Request —
The answer is a single number: how many lines hold the string "that".

########################################

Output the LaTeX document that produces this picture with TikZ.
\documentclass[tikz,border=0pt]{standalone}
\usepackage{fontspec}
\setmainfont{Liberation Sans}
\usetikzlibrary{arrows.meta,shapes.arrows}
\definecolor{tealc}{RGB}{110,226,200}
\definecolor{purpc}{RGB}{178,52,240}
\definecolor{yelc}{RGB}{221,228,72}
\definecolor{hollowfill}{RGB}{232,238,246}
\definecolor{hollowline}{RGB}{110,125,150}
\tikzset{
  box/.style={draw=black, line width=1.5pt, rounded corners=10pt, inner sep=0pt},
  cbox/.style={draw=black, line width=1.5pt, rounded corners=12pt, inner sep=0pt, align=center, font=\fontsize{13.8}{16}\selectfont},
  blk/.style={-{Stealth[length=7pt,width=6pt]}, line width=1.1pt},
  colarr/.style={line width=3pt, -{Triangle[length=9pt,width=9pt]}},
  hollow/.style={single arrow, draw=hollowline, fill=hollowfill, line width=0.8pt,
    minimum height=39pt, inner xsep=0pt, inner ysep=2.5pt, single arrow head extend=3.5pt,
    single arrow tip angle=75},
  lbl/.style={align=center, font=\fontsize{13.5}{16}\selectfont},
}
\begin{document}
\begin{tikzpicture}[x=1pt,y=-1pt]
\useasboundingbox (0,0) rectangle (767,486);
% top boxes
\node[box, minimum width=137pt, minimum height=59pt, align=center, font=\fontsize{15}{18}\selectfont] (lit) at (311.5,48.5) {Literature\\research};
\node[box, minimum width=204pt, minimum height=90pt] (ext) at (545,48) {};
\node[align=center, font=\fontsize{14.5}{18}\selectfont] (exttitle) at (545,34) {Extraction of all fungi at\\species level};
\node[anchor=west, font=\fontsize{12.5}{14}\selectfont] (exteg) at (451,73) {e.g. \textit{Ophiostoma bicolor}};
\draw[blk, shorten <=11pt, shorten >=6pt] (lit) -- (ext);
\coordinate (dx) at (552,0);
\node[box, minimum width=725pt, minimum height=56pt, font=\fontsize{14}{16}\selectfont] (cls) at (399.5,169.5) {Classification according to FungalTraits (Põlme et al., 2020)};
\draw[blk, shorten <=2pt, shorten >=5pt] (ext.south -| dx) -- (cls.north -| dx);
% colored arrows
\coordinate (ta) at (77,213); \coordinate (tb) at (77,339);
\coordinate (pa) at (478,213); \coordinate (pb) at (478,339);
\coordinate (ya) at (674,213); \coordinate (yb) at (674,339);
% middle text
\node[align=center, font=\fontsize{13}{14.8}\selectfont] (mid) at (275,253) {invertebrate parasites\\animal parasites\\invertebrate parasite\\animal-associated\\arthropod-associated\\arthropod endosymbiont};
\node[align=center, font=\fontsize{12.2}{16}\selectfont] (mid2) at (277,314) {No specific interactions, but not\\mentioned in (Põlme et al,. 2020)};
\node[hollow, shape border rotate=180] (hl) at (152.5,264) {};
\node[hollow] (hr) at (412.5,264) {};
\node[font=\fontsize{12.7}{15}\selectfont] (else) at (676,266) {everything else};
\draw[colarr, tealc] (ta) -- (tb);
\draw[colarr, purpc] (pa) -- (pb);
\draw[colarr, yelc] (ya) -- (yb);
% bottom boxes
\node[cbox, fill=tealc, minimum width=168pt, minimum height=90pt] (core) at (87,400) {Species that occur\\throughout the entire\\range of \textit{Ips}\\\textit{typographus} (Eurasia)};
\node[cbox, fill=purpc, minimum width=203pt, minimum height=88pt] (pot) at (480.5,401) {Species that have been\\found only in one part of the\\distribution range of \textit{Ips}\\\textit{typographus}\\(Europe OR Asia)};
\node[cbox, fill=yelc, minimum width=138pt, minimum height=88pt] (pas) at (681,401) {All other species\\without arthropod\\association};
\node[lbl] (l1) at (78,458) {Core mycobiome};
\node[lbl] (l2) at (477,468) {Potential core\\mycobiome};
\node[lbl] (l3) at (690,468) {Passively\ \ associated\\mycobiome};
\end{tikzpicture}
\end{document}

########################################

Answer to this task —
3